In Russia work continues on carrying out the infrastructure development programme, including airport construction.
In Russia work continues on carrying out the infrastructure development programme, including airport construction.
As President of Russia Vladimir Putin said on March 2, one of the planned sites is the Anapa airport. «They already have a dual-purpose airport there with a good runway, but a new terminal needs to be built. This is a very advantageous site, after all, once work on the bridge connecting the Caucasus region to Crimea is finished, passengers will be able to arrive quickly via this airport to Crimea’s eastern coast, and travel onwards to destinations in the Caucasus itself, of course, Anapa, Novorossiysk and Gelendzhik», Putin noticed.
«As it happens, we launched the works on Anapa’s new airport terminal just yesterday. The terminal area will be 12,000 square metres – 2.5 times bigger than the current terminal. This will make it possible to offer tourists and holidaymakers all the proper comfort and improve the logistics and communications situation with regard to Crimean Federal District».

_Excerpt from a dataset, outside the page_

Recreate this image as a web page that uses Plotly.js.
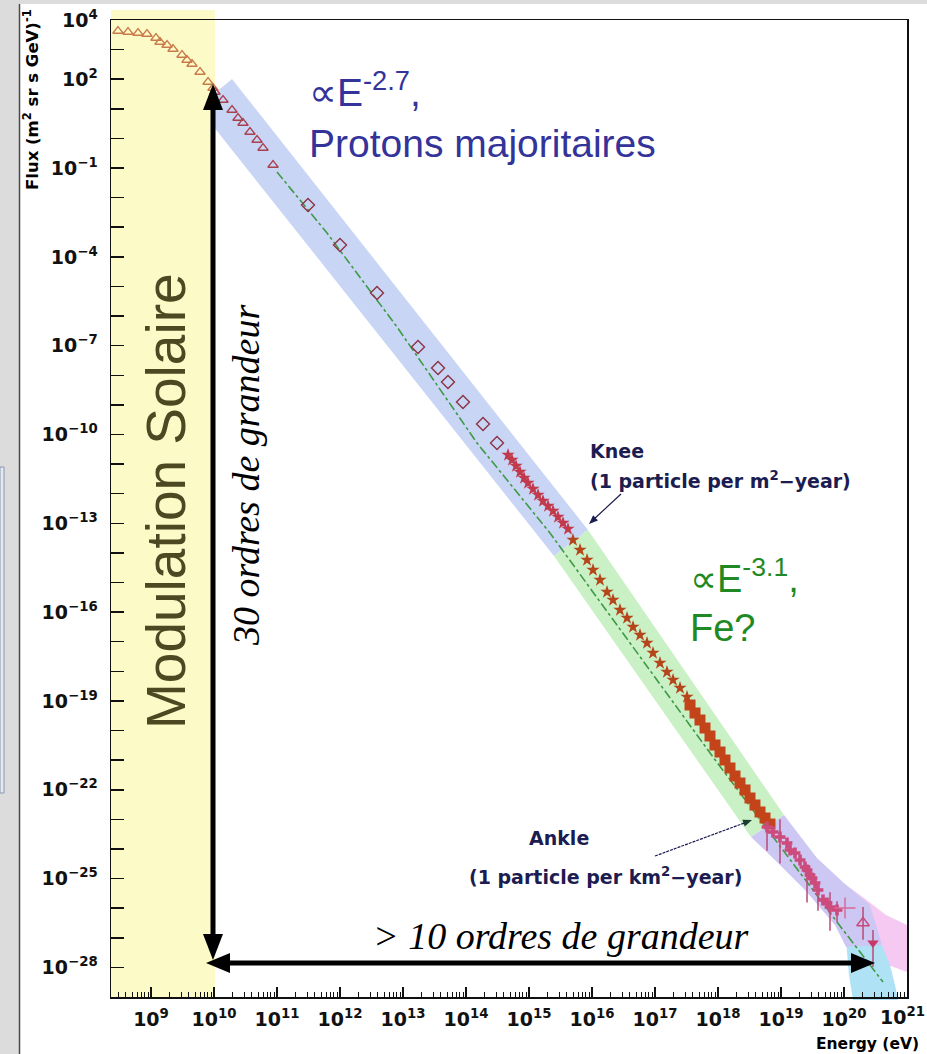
<!DOCTYPE html>
<html><head><meta charset="utf-8">
<script src="https://cdn.plot.ly/plotly-3.0.1.min.js"></script>
<style>html,body{margin:0;padding:0;background:#fff;}#chart{width:927px;height:1054px;}</style>
</head><body><div id="chart"></div>
<script>
// ---- data (log10 of energy in eV, log10 of flux) ----
const lowTriE = [8.476,8.635,8.794,8.936,9.079,9.143,9.254,9.349,9.492,9.571,9.651,9.778,9.905,9.984];
const lowTriF = [3.628,3.595,3.561,3.527,3.392,3.257,3.156,3.020,2.818,2.649,2.514,2.244,1.906,1.703];
const midTriE = [10.016,10.143,10.286,10.381,10.460,10.571,10.683,10.778,10.937];
const midTriF = [1.568,1.298,0.960,0.690,0.521,0.217,-0.053,-0.324,-0.898];
const diamondE = [11.492,12.000,12.587,13.238,13.556,13.714,13.952,14.270,14.492];
const diamondF = [-2.249,-3.600,-5.221,-7.045,-7.754,-8.227,-8.903,-9.646,-10.288];
const kneeE = [14.667,14.730,14.794,14.857,14.921,14.984,15.063,15.143,15.222,15.302,15.381,15.460,15.540,15.619];
const kneeF = [-10.693,-10.862,-11.065,-11.267,-11.470,-11.639,-11.841,-12.044,-12.247,-12.416,-12.584,-12.787,-12.990,-13.192];
const feE = [15.698,15.810,15.921,16.016,16.127,16.238,16.333,16.444,16.556,16.651,16.762,16.873,16.968,17.079,17.190,17.286,17.397,17.508];
const feF = [-13.564,-13.902,-14.240,-14.577,-14.915,-15.320,-15.591,-15.929,-16.199,-16.503,-16.773,-17.043,-17.381,-17.719,-18.023,-18.293,-18.563,-18.867];
const feDenseE = [17.556,17.635,17.714,17.794,17.873,17.952,18.032,18.111,18.190,18.270,18.349,18.429,18.508,18.587,18.667,18.746,18.825];
const feDenseF = [-19.137,-19.407,-19.644,-19.914,-20.184,-20.488,-20.725,-20.995,-21.265,-21.535,-21.772,-22.008,-22.278,-22.515,-22.751,-22.954,-23.157];
const uheE = [18.778,18.873,18.984,19.095,19.143,19.222,19.302,19.381,19.413,19.460,19.492,19.540,19.587,19.667,19.730,19.778,19.889];
const uheF = [-23.258,-23.427,-23.595,-23.798,-24.035,-24.136,-24.373,-24.609,-24.710,-24.879,-24.981,-25.150,-25.386,-25.724,-25.825,-25.960,-26.062];
const uheErrUp = [0.15,0,0.6,0,0,0,0,0,0.1,0,0,0,0.25,0,0,0.5,0.3];
const uheErrDn = [0.8,0,0.9,0,0,0,0,0,1.1,0,0,0,0.7,0,0,0.8,0.4];
const crossE = [20.016], crossF = [-25.994];
const openTriE = [20.302], openTriF = [-26.5], openTriUp = [0.54], openTriDn = [0.57];
const downTriE = [20.460], downTriF = [-27.176], downTriUp = [0.44], downTriDn = [0.81];
const refLineE = [11.000,11.794,12.905,14.175,15.333,17.921,19.889,20.619];
const refLineF = [-1.134,-3.195,-6.370,-10.288,-13.328,-20.894,-26.467,-28.493];
const xLabelExp = [9,10,11,12,13,14,15,16,17,18,19,20,21];
const yLabelExp = [4,2,-1,-4,-7,-10,-13,-16,-19,-22,-25,-28];

// ---- helpers ----
const pw = v => Math.pow(10, v);
const expTxt = e => '10<sup>' + String(e).replace('-', '\u2212') + '</sup>';
const L=111, R=907, T=20, B=997;
const px = x => (x-L)/(R-L), py = y => (B-y)/(B-T);
const path = pts => 'M' + pts.map(p => px(p[0]).toFixed(5)+','+py(p[1]).toFixed(5)).join('L') + 'Z';
const errs = (F, up, dn) => ({type:'data', symmetric:false,
  array: F.map((f,i)=>pw(f+up[i])-pw(f)), arrayminus: F.map((f,i)=>pw(f)-pw(f-dn[i])),
  width:0, thickness:1.5});

const traces = [
  {x:refLineE.map(pw), y:refLineF.map(pw), mode:'lines', line:{color:'#3f9a46', width:1.6, dash:'dashdot'}},
  {x:lowTriE.map(pw), y:lowTriF.map(pw), mode:'markers', marker:{symbol:'triangle-up-open', size:9, color:'#c97a4a', line:{width:1.3}}},
  {x:midTriE.map(pw), y:midTriF.map(pw), mode:'markers', marker:{symbol:'triangle-up-open', size:9, color:'#a8404e', line:{width:1.3}}},
  {x:diamondE.map(pw), y:diamondF.map(pw), mode:'markers', marker:{symbol:'diamond-open', size:10, color:'#8c3444', line:{width:1.4}}},
  {x:kneeE.map(pw), y:kneeF.map(pw), mode:'markers', marker:{symbol:'star', size:10, color:'#c2394c'}},
  {x:feE.map(pw), y:feF.map(pw), mode:'markers', marker:{symbol:'star', size:10, color:'#b5461a'}},
  {x:feDenseE.map(pw), y:feDenseF.map(pw), mode:'markers', marker:{symbol:'square', size:11, color:'#c4441a'}},
  {x:uheE.map(pw), y:uheF.map(pw), mode:'markers', marker:{symbol:'cross', size:9, color:'#cc4a7c'},
   error_y:Object.assign(errs(uheF,uheErrUp,uheErrDn),{color:'#b94a78'})},
  {x:crossE.map(pw), y:crossF.map(pw), mode:'markers', marker:{symbol:'cross-thin-open', size:15, color:'#d86a9a', line:{width:1.5}}},
  {x:openTriE.map(pw), y:openTriF.map(pw), mode:'markers', marker:{symbol:'triangle-up-open', size:11, color:'#c84a7a', line:{width:1.4}},
   error_y:Object.assign(errs(openTriF,openTriUp,openTriDn),{color:'#b94a78'})},
  {x:downTriE.map(pw), y:downTriF.map(pw), mode:'markers', marker:{symbol:'triangle-down', size:10, color:'#c83a66'},
   error_y:Object.assign(errs(downTriF,downTriUp,downTriDn),{color:'#b94a78'})}
];

const xMinor = [];
for (let d=8; d<=20; d++) for (let k=2; k<=9; k++) xMinor.push(k*pw(d));
const yMinor = [];
for (let e=-29; e<=4; e++) if (!yLabelExp.includes(e)) yMinor.push(pw(e));
// the last energy label sits on the frame edge; it is placed as an annotation so it stays inside the page
const xAxisExp = xLabelExp.slice(0, -1), xEdgeExp = xLabelExp[xLabelExp.length-1];

const S = (o) => Object.assign({xref:'paper', yref:'paper', layer:'below'}, o);
const SA = (o) => Object.assign({xref:'paper', yref:'paper', layer:'above'}, o);
function head(tip, tail, len, hw, color) {
  const dx = tip[0]-tail[0], dy = tip[1]-tail[1], n = Math.hypot(dx,dy), ux = dx/n, uy = dy/n;
  const bx = tip[0]-len*ux, by = tip[1]-len*uy;
  return SA({type:'path', path:path([tip,[bx-hw*uy, by+hw*ux],[bx+hw*uy, by-hw*ux]]), fillcolor:color, line:{width:0}});
}
const vTop=[213,84], vBot=[213,960], hL=[206,963], hR=[875,963];
const kneeTip=[589,524], kneeTail=[621,494], ankTip=[752,820], ankTail=[655,856];
const shapes = [
  S({type:'rect', x0:px(0), x1:px(19), y0:py(1054), y1:py(0), fillcolor:'#dcdcdc', line:{width:0}}),
  S({type:'rect', x0:px(19), x1:px(927), y0:py(4), y1:py(0), fillcolor:'#dcdcdc', line:{width:0}}),
  S({type:'rect', x0:px(0), x1:px(4), y0:py(793), y1:py(467), fillcolor:'#e4e8ee', line:{width:1, color:'#8a98ae'}}),
  S({type:'line', x0:px(19.5), x1:px(19.5), y0:py(4), y1:py(1054), line:{width:1.5, color:'#4a4a4a'}}),
  S({type:'path', path:path([[198,107],[232,79],[588,530],[554,556]]), fillcolor:'#c8d5f5', line:{width:0}}),
  S({type:'path', path:path([[554,556],[588,530],[784,815],[751,837]]), fillcolor:'#caf0c6', line:{width:0}}),
  S({type:'path', path:path([[820,865],[842,882],[864,898],[886,915],[907,925],[907,972],[888,965],[868,955],[850,946],[832,920]]), fillcolor:'#f6c9f2', line:{width:0}}),
  S({type:'path', path:path([[846,940],[880,940],[890,965],[895,985],[898,1000],[853,1000],[849,975]]), fillcolor:'#aee2f4', line:{width:0}}),
  S({type:'path', path:path([[751,837],[784,815],[817,858],[845,884],[870,905],[882,945],[846,947],[835,925],[805,890],[775,860]]), fillcolor:'#ccc8f3', line:{width:0}}),
  S({type:'rect', x0:px(111), x1:px(215), y0:py(997), y1:py(10), fillcolor:'#fcfac7', line:{width:0}}),
  // black double arrows
  SA({type:'line', x0:px(vTop[0]), x1:px(vBot[0]), y0:py(vTop[1]+20), y1:py(vBot[1]-20), line:{width:5, color:'#000'}}),
  head(vTop, vBot, 26, 10, '#000'), head(vBot, vTop, 26, 10, '#000'),
  SA({type:'line', x0:px(hL[0]+20), x1:px(hR[0]-20), y0:py(hL[1]), y1:py(hR[1]), line:{width:5, color:'#000'}}),
  head(hL, hR, 24, 10, '#000'), head(hR, hL, 24, 10, '#000'),
  // knee / ankle pointers
  SA({type:'line', x0:px(kneeTail[0]), y0:py(kneeTail[1]), x1:px(kneeTip[0]+4), y1:py(kneeTip[1]-4), line:{width:1.2, color:'#1c1c50'}}),
  head(kneeTip, kneeTail, 9, 3.5, '#1c1c50'),
  SA({type:'line', x0:px(ankTail[0]), y0:py(ankTail[1]), x1:px(ankTip[0]-5), y1:py(ankTip[1]+2), line:{width:1.2, color:'#1c1c50', dash:'3px,1px'}}),
  head(ankTip, ankTail, 9, 3.5, '#1c3c30')
];

const tickFont = {family:'DejaVu Sans', size:19, color:'#111', weight:'bold'};
const ann = [];
const A = o => ann.push(Object.assign({xref:'paper', yref:'paper', showarrow:false}, o));
const rootFont = {family:'DejaVu Sans', size:19, color:'#1c1c50', weight:'bold'};
A({x:px(307), y:py(115), xanchor:'left', yanchor:'middle', align:'left',
   text:'\u221DE<sup>-2.7</sup>,<br>Protons majoritaires', font:{family:'Liberation Sans, Arial', size:39, color:'#33339a'}});
A({x:px(688), y:py(600), xanchor:'left', yanchor:'middle', align:'left',
   text:'\u221DE<sup>-3.1</sup>,<br>Fe?', font:{family:'Liberation Sans, Arial', size:38, color:'#1f8a24'}});
A({x:px(588), y:py(451), xanchor:'left', yanchor:'middle', text:'Knee', font:rootFont});
A({x:px(588), y:py(480), xanchor:'left', yanchor:'middle', text:'(1 particle per m<sup>2</sup>\u2212year)', font:rootFont});
A({x:px(527), y:py(838), xanchor:'left', yanchor:'middle', text:'Ankle', font:rootFont});
A({x:px(467), y:py(876), xanchor:'left', yanchor:'middle', text:'(1 particle per km<sup>2</sup>\u2212year)', font:rootFont});
A({x:px(166), y:py(501), xanchor:'center', yanchor:'middle', textangle:-90, text:'Modulation Solaire',
   font:{family:'Liberation Sans, Arial', size:55, color:'#4d4822'}});
A({x:px(246), y:py(476), xanchor:'center', yanchor:'middle', textangle:-90, text:'<i>30 ordres de grandeur</i>',
   font:{family:'Liberation Serif, Times New Roman', size:38, color:'#000'}});
A({x:px(561), y:py(936), xanchor:'center', yanchor:'middle', text:'<i>&gt; 10 ordres de grandeur</i>',
   font:{family:'Liberation Serif, Times New Roman', size:38, color:'#000'}});
A({x:px(31), y:py(100), xanchor:'center', yanchor:'middle', textangle:-90, text:'Flux (m<sup>2</sup> sr s GeV)<sup>-1</sup>',
   font:{family:'DejaVu Sans', size:16.5, color:'#000', weight:'bold'}});
A({x:px(814), y:py(1044), xanchor:'left', yanchor:'middle', text:'Energy (eV)',
   font:{family:'DejaVu Sans', size:15.5, color:'#000', weight:'bold'}});
A({x:px(926), y:py(1003), xanchor:'right', yanchor:'top', text:expTxt(xEdgeExp), font:tickFont, borderpad:0});

const layout = {
  width:927, height:1054, margin:{l:L, r:927-R, t:T, b:1054-B, pad:0},
  paper_bgcolor:'#fff', plot_bgcolor:'rgba(0,0,0,0)', showlegend:false,
  xaxis:{type:'log', range:[8.365,21.0], showgrid:false, zeroline:false, showline:true, linecolor:'#111', linewidth:1.5, mirror:true,
    tickmode:'array', tickvals:xAxisExp.map(pw), ticktext:xAxisExp.map(expTxt), ticks:'inside', ticklen:10, tickwidth:1.5, tickcolor:'#111',
    tickfont:tickFont, ticklabelstandoff:5, ticklabeloverflow:'allow',
    minor:{tickmode:'array', tickvals:xMinor, ticks:'inside', ticklen:5, tickwidth:1, tickcolor:'#111', showgrid:false}},
  yaxis:{type:'log', range:[-29,4], showgrid:false, zeroline:false, showline:true, linecolor:'#111', linewidth:1.5, mirror:true,
    tickmode:'array', tickvals:yLabelExp.map(pw), ticktext:yLabelExp.map(expTxt), ticks:'inside', ticklen:13, tickwidth:1.5, tickcolor:'#111',
    tickfont:tickFont, ticklabelstandoff:8, ticklabeloverflow:'allow',
    minor:{tickmode:'array', tickvals:yMinor, ticks:'inside', ticklen:13, tickwidth:1.5, tickcolor:'#111', showgrid:false}},
  shapes:shapes, annotations:ann
};
Plotly.newPlot('chart', traces, layout, {displayModeBar:false, staticPlot:true});
</script></body></html>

The airport is growing rapidly. It served 17 percent more passengers last year than in 2014, and the figures for January this year already show growth of nearly 30 percent.

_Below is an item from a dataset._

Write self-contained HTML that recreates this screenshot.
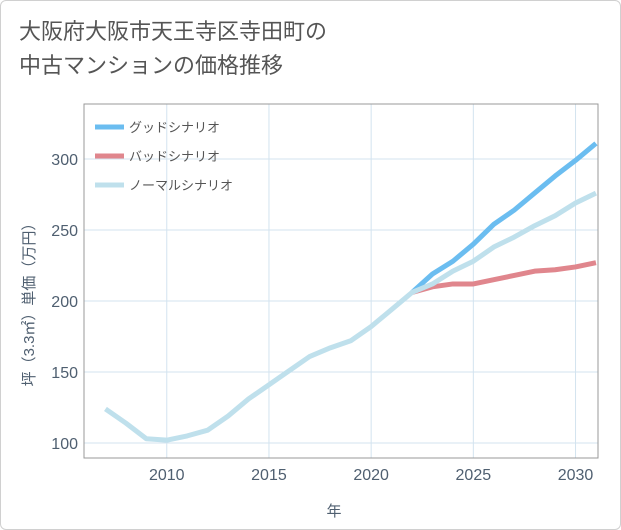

It is expected the new terminal to be complete by the end of this year, and it will be ready to open its doors to all holidaymakers and tourists starting from the next holiday season.
This is certainly not the only site that will be ready for operation this year. The Transport Ministry and investors are investing actively in airport infrastructure and a number of new facilities are due to open soon.
«The modernised airport in Petrozavodsk, Karelia, began operations at the start of January. A new airport terminal is just weeks away now from starting work in Nizhny Novgorod, and a new airport that will add a fourth civilian airport to Moscow’s aviation hub (the Ramenskoye or Zhukovsky airport) is also set to start work this year, which will considerably increase the Moscow air transport hub’s passenger throughput capacity. This year will also see the opening of new airport terminals in Tyumen (Roshchino airport), Volgograd, and Kaliningrad, and a new airport will open in Petropavlovsk-Kamchatsky after large-scale reconstruction. Work has begun on building new terminals in Krasnoyarsk and Perm, and modernising Tyva airport. Construction will get underway in May this year of a new terminal in Simferopol, with capacity of 7 million passengers. Incidentally, last year’s passenger figures put Simferopol’s airport in fifth place in the country, immediately after Moscow and St Petersburg, with more than five million passengers», Sokolov added.
This work is possible because of direct investment coming from the federal budget and because these projects have become more attractive for investors and now there are several investment groups taking part in the work to develop airport infrastructure. Several runways were built entirely on investors’ money, at the Talakan airport, for example [in Yakutia], and the Bovanenkovo and Sabetta airports on the Yamal Peninsula.